Last year the title of my last column of the year was 2012: Something Good is Brewing and it was titled that with a lot of blind faith. I TJ2had no idea that this was a year that was full of change.

The first thing that changed was my age range. My 20s would end in Mid-February as I began my 30s and my birthday was one I will always remember. I had 25 of my friends with me that night just to spend time with me and to have a good time. It was one of those nights that was special to me that I will always remember.

While there were happy times this year, there were also times that made me think about my own life and where it was headed. During the month of August, I had decided to withdraw from basically everyone in my life save for a few family members to really figure things out because I just wasn’t happy with anything that was going on in my life. Whether it be my job that I didn’t like or friends cancelling plans on me or something else that was going wrong, I just had enough. There were so many things I considered to bring some happiness back into my life, even moving to Southern California.

I spent a lot of time just being alone not really wanting to see anyone and concentrating on making things right again so that whatever was working before my life went to shit could be back in the puzzle again. Sometimes in order to put your life together again you have to take it apart even more to see which pieces fit and which ones don’t.
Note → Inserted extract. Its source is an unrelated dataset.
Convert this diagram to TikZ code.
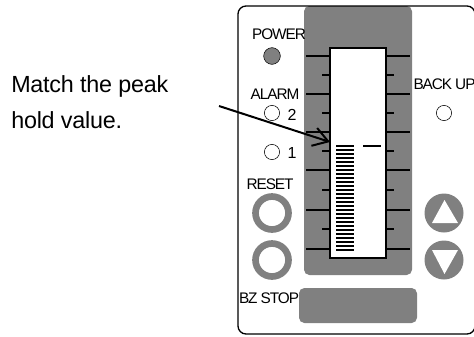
\documentclass[tikz,border=0pt]{standalone}
\usepackage{fontspec}
\setmainfont{Liberation Sans}
\newfontfamily\tightfont[LetterSpace=-7]{Liberation Sans}
\newfontfamily\noteface[LetterSpace=-1]{Liberation Sans}
\usetikzlibrary{calc,arrows,arrows.meta}
\definecolor{panelgray}{gray}{0.5}
\tikzset{
  lamp/.style={circle,draw,minimum size=11.4pt,inner sep=0pt},
  lbl/.style={inner sep=0pt,font=\tightfont\fontsize{11.5}{11.5}\selectfont},
  num/.style={inner sep=0pt,font=\fontsize{12}{12}\selectfont},
  note/.style={anchor=base west,inner sep=0pt,font=\noteface\fontsize{17.5}{17.5}\selectfont},
  ringbtn/.style={circle,draw=panelgray,line width=5pt,fill=white,minimum size=24.75pt,inner sep=0pt},
  arrowbtn/.style={circle,fill=panelgray,minimum size=29.25pt,inner sep=0pt},
}
\begin{document}
\begin{tikzpicture}[x=1pt,y=-1pt,scale=0.75]
      \useasboundingbox (0, 0) rectangle (474, 336);
      \fill[panelgray, rounded corners=4] (304, 6) rectangle (412, 275);
      \fill[panelgray, rounded corners=4] (299, 288) rectangle (417, 323);
      \draw[line width=1pt, rounded corners=6] (238, 6) rectangle (475, 334);
      \fill[white, draw=black, line width=1.3pt] (330, 48) rectangle (386, 258);
      % ticks
      \foreach \y in {56, 94, 132, 170, 210, 249}
        {\draw[line width=1pt] (306, \y) -- (330, \y);
         \draw[line width=1pt] (386, \y) -- (410, \y);}
      \foreach \y in {75, 113, 151, 190, 229}
        {\draw[line width=1pt] (322, \y) -- (330, \y);
         \draw[line width=1pt] (386, \y) -- (394, \y);}
      % bars
      \foreach \i in {0, ..., 26}
        \fill (336, 145.2 + 4*\i) rectangle (354, 147.2 + 4*\i);
      \draw[line width=1.3pt] (363, 146) -- (381, 146);
      % leds
      \node[circle, draw, fill=panelgray, minimum size=12.5pt, inner sep=0pt] (power) at (272, 56) {};
      \node[lamp] (alarmtwo) at (272, 113) {};
      \node[lamp] (alarmone) at (272, 152) {};
      \node[lamp] (backup) at (444, 113) {};
      \node[lbl] (powerlbl) at (279, 34) {POWER};
      \node[lbl] (alarmlbl) at (275, 94) {ALARM};
      \node[num] (alarmtwolbl) at (292, 115) {2};
      \node[num] (alarmonelbl) at (292, 153) {1};
      \node[lbl] (backuplbl) at (444.5, 84) {BACK UP};
      \node[lbl] (resetlbl) at (270, 184) {RESET};
      \node[lbl] (bzstop) at (269, 298) {BZ STOP};
      % buttons
      \node[ringbtn] (reset) at (272, 213) {};
      \node[ringbtn] (bz) at (272, 260) {};
      \node[arrowbtn] (up) at (444, 213) {};
      \node[arrowbtn] (down) at (444, 260) {};
      \fill[white] (432, 223) -- (444.5, 200) -- (458, 223) -- cycle;
      \fill[white] (432, 250) -- (444.5, 274) -- (458, 250) -- cycle;
      % text
      \node[note] (peaklineone) at (11, 92) {Match the peak};
      \node[note] (peaklinetwo) at (11, 128) {hold value.};
      \coordinate (arrowstart) at (219, 106);
      \coordinate (arrowend) at (330, 142);
      \draw[-{Straight Barb[length=11pt,width=14pt]}, line width=1.5pt] (arrowstart) -- (arrowend);
    \end{tikzpicture}
\end{document}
Slowly but surely my life has improved since then. I’ve been appearing on college radio with my best friend every week (when I’m able to make it) and I’m beginning a new chapter in my own life in the Masonic world. I had a couple of job interviews and one of them lead me to a much better job than the one I came from. I am very thankful that another employer decided to take a chance on me when I thought nobody else ever would. I want to do the best job I possibly can and not let them down. I feel like my life was rejuvenated at a time when it was desperately needed.

I still have further to go before I’m right where I want to be but I know I am going to get there soon enough. I’ve got my wonderful family and friends all over the place who are supporting me through everything and I’m doing my best to enjoy every day. I hope all of you do,too!